[Saved data entries]
==*==

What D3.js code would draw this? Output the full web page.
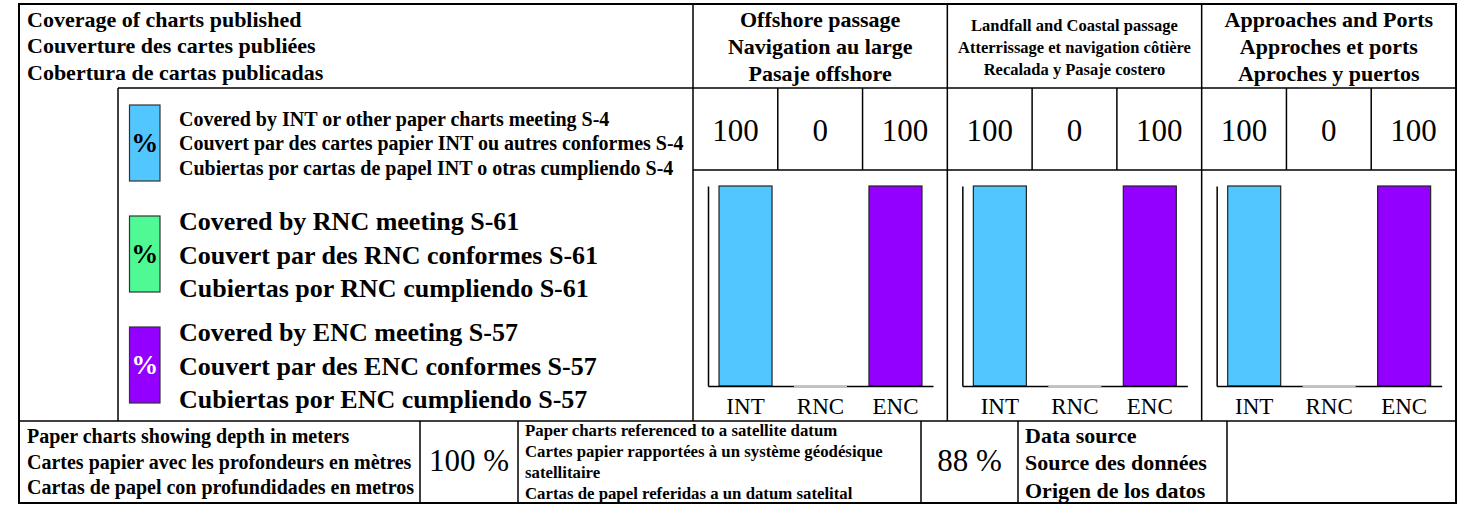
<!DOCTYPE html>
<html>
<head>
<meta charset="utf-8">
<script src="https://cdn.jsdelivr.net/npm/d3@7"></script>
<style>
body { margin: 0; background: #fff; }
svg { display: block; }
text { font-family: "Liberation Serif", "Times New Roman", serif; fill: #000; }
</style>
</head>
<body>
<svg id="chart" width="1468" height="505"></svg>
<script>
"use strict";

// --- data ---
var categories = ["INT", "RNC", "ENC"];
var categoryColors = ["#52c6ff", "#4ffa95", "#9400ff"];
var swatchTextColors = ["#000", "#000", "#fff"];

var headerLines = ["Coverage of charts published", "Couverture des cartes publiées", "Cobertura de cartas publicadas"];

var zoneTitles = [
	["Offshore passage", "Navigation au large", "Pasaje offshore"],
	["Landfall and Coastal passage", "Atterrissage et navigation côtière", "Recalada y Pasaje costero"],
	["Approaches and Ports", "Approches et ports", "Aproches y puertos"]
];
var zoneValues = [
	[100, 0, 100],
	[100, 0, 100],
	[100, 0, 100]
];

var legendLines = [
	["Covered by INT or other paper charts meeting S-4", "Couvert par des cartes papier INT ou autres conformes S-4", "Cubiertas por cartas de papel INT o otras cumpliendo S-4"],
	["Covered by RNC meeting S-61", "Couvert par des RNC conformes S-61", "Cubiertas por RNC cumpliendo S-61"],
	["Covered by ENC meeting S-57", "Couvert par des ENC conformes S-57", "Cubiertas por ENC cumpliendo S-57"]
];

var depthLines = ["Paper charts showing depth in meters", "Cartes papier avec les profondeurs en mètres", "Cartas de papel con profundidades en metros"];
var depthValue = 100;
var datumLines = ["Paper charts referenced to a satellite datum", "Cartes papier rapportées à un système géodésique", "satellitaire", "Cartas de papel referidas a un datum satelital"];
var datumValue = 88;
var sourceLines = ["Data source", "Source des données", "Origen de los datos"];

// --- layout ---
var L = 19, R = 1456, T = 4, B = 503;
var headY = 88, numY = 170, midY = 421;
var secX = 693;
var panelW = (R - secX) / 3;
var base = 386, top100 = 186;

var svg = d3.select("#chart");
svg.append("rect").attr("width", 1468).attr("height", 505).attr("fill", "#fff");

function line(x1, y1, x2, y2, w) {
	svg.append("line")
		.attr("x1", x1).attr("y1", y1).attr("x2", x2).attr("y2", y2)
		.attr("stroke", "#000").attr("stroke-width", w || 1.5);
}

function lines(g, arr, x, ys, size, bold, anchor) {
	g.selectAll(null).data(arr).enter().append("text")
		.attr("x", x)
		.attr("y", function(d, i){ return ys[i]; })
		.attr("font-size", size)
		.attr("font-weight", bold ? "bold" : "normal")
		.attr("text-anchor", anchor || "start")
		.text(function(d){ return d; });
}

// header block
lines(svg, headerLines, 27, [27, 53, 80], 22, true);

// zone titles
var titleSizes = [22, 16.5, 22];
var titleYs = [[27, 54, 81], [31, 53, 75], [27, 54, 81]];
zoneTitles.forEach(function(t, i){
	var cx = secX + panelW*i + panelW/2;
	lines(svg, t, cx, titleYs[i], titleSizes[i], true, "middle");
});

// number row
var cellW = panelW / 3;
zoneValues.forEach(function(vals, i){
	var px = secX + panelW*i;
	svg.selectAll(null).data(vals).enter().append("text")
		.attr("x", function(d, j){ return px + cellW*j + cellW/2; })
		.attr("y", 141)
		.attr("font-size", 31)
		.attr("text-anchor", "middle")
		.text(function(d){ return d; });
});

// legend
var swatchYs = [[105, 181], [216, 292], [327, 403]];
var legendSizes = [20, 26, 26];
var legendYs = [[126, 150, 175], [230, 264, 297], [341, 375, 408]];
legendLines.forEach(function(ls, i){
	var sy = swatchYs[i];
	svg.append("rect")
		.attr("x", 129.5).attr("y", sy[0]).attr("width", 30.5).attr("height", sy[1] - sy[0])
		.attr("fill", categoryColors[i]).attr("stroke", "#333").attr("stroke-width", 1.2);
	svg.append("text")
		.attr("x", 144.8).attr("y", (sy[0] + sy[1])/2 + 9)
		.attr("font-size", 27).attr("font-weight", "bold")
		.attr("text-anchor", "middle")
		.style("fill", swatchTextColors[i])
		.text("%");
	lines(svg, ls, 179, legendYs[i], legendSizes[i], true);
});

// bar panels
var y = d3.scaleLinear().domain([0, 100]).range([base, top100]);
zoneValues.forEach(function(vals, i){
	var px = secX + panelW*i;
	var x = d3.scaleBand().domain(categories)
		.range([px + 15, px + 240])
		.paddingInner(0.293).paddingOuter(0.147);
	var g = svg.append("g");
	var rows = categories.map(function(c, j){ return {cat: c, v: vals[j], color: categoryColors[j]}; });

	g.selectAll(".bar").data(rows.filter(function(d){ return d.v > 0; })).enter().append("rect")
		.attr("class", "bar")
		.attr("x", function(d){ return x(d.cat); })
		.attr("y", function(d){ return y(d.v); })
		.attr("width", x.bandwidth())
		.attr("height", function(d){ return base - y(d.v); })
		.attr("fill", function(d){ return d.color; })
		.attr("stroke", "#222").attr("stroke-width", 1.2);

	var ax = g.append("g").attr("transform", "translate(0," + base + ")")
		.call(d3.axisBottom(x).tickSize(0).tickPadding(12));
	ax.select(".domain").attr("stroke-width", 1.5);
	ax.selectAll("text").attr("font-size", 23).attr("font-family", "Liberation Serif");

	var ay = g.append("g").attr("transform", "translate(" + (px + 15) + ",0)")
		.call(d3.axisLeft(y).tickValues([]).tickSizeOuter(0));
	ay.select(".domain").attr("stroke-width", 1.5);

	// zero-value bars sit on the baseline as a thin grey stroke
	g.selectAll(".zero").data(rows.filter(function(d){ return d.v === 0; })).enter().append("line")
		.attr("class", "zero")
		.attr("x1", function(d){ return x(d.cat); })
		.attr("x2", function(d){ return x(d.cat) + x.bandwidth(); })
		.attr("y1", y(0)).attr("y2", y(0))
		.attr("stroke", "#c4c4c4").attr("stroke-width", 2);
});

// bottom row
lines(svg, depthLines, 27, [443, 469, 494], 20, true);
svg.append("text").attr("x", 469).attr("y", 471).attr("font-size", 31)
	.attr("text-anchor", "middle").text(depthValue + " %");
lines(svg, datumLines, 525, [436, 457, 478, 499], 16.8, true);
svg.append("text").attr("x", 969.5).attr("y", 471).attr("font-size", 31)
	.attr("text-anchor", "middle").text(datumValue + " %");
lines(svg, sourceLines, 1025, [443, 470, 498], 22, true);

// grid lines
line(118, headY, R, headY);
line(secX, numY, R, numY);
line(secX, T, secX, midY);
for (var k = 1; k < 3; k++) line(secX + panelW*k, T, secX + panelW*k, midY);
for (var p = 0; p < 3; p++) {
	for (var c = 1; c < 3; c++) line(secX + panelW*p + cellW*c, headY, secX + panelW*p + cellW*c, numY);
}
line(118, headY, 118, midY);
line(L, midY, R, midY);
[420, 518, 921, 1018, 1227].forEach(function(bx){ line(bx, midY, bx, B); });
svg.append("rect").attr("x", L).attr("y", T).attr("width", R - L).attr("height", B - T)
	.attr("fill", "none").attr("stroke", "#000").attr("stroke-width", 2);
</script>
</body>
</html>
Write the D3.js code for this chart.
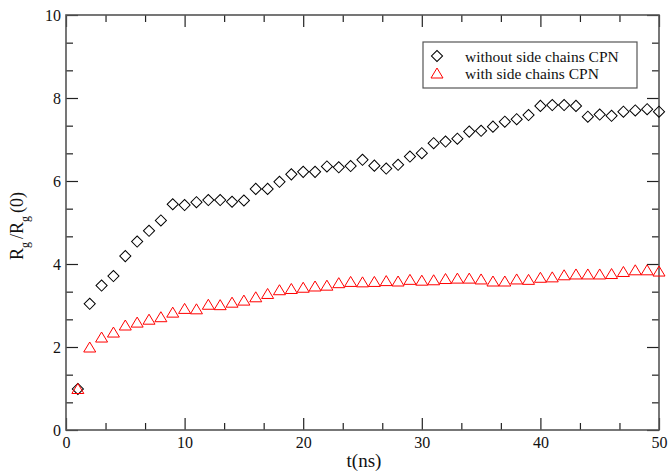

==*==

_Exercise instructions_
In the entries above, find every line holding the word "this" and copy it out.

_Complete output_
What D3.js code would draw this? Output the full web page.
Write the D3.js code for this chart.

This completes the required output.